How difficult would that be, how much planning would it require? Even if you were able to do it, do you think you could make them turn out good? What are the odds that it would have any artistic merit at all?

Bea Nettles has dedicated her life to photography, and she executed what is believed to be the world’s first-ever photographic tarot deck in the early 1970s. She was enrolled as a printmaking student at the Penland Art School in Bakersville, North Carolina, in the Blue Ridge Mountains, when in 1970 she had a dream in which she came up with the idea of producing her own tarot deck using the art of photography.
 

 
The resulting deck is often breathtakingly gorgeous. It is also whimsical, homespun, frequently funny, personal and intuitive. Lacking a lion to portray “Strength,” she used a hardy sheepdog instead. The images exploit the Appalachian setting. While it is never far from the spirit of a modernist like Man Ray, it also has a distinctively spooky vibe that is in keeping with the tarot. The project took her several years; in 1975 it was published by Inky Press Productions as The Mountain Dream Tarot. In the deck she posed as the Queen of Pentacles wearing the same black taffeta dress that had inspired her dream.

Nettles was assisted in her project by two professor at the University of Florida, with whom she had worked as an undergraduate. Jerry Uelsmann introduced to her the idea of combining multiple negatives in a single image. Robert Fichter taught her how to paint on photographs and negatives to get various results.

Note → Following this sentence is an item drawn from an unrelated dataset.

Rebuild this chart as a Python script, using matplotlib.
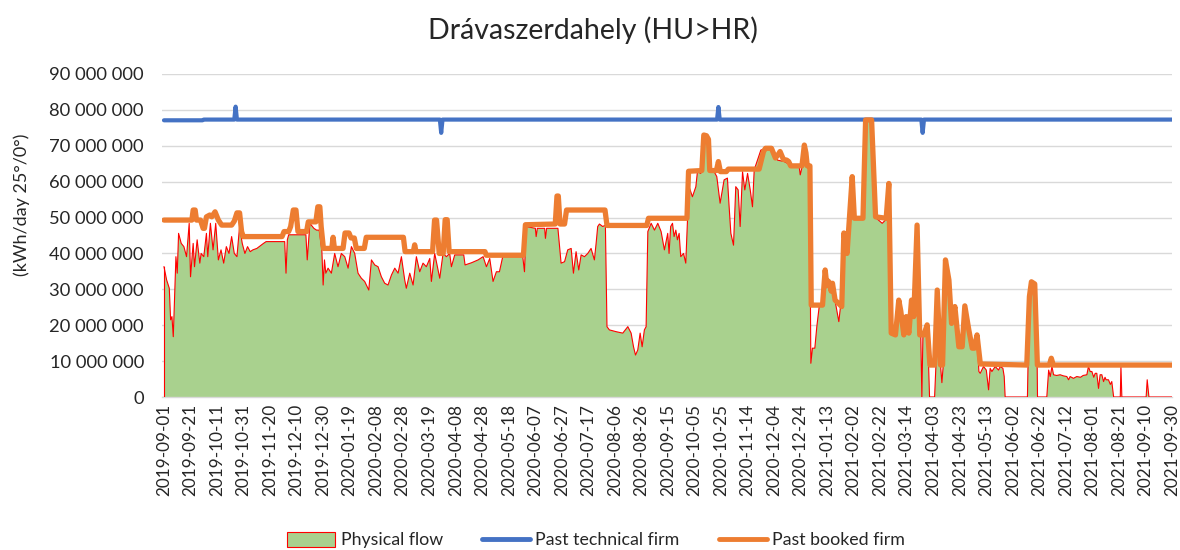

As part of the introduction to her deck, Nettles wrote,
 

The mountain dream tarot came to me in a dream in the summer of 1970. The decision to assemble a photographic set of cards was made in my sleep. I began the next morning at Penland School in North Carolina. I chose models who suited the cards and after reading the card’s description we took a walk to find the right place to make the picture. ... I based my imagery on the classic Pictorial Key to the Tarot by Arthur Waite. My cards are an intuitive, not a literal interpretation of the deck.

 
Years later, Nettles said of the tarot deck,
 

If you needed an eagle in an image, you had to find an eagle to photograph…. The same was true with flames, water, boats, swords, and all of the other props. I shot the images with my medium format Yashica D camera, processed the film, and printed either in Penland’s darkroom or my own. The cards in the original deck were machine stitched between 2 sheets of frosted mylar.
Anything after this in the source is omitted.